**WHAT IS ASKED:** Copy, without any alteration, the lines from the one that includes "Recreate this image" up to and including the one that includes "Serif', 'Times New".

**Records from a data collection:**
#####

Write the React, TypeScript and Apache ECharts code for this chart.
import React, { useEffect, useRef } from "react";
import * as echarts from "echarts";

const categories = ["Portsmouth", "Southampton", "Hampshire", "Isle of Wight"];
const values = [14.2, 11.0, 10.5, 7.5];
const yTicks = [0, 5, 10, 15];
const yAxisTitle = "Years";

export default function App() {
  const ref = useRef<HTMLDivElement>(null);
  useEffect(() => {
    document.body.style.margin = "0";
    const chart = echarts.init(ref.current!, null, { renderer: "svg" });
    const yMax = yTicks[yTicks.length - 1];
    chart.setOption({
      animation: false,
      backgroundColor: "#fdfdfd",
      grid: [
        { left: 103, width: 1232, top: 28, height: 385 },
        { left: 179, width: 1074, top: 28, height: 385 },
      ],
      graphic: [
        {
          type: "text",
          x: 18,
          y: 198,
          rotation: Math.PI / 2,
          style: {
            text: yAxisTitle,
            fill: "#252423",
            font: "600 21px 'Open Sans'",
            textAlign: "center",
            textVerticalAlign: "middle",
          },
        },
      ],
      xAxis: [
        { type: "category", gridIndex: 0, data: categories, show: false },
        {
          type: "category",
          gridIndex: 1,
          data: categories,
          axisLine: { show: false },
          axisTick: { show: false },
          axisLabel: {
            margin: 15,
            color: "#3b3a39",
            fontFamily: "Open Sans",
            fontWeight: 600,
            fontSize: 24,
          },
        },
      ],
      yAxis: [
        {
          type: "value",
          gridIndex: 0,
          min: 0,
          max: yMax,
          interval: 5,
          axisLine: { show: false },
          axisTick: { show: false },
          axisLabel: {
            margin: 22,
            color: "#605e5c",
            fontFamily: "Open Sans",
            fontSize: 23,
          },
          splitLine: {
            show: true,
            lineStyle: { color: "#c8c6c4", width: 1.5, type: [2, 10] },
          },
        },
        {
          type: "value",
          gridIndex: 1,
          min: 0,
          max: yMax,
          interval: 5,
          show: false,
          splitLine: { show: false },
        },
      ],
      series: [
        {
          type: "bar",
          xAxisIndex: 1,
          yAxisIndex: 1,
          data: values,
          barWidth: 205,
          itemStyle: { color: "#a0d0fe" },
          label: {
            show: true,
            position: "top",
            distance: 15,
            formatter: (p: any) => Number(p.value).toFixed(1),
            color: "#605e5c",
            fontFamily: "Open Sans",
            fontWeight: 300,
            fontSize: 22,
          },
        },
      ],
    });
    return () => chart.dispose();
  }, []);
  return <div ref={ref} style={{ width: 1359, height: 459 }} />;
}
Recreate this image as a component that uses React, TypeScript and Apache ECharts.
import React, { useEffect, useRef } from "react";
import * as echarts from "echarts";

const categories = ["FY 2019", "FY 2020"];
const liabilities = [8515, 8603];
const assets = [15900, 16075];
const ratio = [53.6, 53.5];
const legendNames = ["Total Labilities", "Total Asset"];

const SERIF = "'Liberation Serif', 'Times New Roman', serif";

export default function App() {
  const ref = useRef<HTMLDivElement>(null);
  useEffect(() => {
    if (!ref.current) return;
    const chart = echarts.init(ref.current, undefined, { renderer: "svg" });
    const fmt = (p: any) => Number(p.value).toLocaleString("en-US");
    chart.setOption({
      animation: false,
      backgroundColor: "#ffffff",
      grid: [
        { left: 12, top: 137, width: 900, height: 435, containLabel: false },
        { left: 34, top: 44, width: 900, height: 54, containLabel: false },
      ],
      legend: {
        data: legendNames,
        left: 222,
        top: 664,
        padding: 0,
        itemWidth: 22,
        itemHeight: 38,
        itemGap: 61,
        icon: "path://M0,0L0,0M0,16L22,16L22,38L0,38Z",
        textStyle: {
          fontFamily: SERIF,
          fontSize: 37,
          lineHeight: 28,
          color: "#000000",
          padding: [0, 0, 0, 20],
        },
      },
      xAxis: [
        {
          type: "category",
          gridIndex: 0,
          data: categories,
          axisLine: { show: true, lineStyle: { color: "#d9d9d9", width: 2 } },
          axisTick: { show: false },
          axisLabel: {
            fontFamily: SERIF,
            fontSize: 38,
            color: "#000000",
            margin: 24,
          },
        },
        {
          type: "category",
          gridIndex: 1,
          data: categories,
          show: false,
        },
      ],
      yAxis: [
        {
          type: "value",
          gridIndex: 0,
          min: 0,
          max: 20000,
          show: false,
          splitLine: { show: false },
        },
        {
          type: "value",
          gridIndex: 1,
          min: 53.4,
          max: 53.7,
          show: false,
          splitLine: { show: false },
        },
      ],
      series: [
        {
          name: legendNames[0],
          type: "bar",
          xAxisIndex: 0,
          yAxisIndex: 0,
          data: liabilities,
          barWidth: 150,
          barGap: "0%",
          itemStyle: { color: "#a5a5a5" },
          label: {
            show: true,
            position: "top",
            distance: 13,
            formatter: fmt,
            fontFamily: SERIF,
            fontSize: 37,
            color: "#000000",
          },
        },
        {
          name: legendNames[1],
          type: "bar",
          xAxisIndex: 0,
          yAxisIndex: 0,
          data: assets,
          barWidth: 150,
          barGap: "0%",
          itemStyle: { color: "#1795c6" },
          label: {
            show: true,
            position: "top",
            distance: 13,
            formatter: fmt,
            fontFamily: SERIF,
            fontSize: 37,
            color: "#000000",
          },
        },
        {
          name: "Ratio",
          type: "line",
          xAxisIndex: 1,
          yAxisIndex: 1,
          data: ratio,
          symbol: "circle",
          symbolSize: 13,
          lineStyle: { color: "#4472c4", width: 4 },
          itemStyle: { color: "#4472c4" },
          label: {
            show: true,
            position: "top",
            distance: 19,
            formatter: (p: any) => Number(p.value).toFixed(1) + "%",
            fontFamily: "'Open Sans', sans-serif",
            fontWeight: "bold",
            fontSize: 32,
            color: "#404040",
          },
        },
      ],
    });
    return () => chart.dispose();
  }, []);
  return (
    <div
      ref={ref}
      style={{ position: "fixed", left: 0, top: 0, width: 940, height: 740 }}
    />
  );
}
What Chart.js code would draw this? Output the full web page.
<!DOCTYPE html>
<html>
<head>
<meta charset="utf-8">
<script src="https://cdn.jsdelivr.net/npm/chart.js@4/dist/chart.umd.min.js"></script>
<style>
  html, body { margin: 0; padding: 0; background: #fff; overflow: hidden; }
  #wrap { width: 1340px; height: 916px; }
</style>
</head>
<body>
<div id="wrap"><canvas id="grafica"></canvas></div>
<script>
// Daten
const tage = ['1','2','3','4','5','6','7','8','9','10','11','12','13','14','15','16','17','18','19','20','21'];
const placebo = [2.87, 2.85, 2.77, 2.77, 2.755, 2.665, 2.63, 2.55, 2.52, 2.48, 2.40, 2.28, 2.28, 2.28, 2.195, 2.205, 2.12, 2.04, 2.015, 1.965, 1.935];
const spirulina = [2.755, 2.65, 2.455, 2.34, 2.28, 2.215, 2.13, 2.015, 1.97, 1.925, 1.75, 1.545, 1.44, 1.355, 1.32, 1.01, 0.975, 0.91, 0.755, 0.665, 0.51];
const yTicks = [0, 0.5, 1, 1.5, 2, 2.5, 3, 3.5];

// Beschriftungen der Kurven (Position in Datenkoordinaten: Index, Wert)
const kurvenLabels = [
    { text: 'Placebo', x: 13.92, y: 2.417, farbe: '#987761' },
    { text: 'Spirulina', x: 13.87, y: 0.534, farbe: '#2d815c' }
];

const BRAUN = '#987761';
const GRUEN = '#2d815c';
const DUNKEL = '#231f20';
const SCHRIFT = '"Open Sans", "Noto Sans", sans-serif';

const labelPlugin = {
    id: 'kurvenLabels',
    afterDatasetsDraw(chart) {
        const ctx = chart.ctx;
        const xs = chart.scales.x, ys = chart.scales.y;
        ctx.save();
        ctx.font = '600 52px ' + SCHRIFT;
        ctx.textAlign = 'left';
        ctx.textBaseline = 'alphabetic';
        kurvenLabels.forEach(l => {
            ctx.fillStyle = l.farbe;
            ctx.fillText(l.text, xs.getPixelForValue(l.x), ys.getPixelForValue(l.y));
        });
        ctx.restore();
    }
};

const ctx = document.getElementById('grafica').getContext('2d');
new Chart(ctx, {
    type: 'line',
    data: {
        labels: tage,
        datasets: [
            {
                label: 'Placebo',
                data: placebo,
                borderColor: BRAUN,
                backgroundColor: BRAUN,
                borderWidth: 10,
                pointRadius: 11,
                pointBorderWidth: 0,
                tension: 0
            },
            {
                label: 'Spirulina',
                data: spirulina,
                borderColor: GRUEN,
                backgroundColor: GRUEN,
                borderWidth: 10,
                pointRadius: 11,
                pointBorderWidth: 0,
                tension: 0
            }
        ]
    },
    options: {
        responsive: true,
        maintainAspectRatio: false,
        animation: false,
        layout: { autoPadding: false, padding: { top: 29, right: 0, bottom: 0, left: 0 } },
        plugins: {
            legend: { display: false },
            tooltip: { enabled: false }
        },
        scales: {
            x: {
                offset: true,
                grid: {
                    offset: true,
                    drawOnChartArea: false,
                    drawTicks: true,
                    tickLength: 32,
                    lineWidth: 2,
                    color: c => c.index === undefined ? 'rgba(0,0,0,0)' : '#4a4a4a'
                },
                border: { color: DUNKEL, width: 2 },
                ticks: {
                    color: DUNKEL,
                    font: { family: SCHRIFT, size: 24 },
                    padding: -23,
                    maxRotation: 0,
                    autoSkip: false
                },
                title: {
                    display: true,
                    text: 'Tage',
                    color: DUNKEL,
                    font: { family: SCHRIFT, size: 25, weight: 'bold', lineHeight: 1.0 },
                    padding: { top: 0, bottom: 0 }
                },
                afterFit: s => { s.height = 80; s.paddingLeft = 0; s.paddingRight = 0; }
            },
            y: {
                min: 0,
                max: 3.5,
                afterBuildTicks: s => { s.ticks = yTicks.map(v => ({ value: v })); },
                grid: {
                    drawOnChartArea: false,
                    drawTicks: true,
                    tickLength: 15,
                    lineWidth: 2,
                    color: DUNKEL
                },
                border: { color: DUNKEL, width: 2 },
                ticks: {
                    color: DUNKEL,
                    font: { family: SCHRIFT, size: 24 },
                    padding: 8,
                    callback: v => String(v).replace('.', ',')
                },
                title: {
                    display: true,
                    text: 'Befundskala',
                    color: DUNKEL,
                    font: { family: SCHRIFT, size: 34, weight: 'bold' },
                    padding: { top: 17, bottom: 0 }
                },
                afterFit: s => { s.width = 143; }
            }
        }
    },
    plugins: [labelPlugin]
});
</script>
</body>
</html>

#####

**ANSWER TO THIS TASK:**
Recreate this image as a component that uses React, TypeScript and Apache ECharts.
import React, { useEffect, useRef } from "react";
import * as echarts from "echarts";

const categories = ["FY 2019", "FY 2020"];
const liabilities = [8515, 8603];
const assets = [15900, 16075];
const ratio = [53.6, 53.5];
const legendNames = ["Total Labilities", "Total Asset"];

const SERIF = "'Liberation Serif', 'Times New Roman', serif";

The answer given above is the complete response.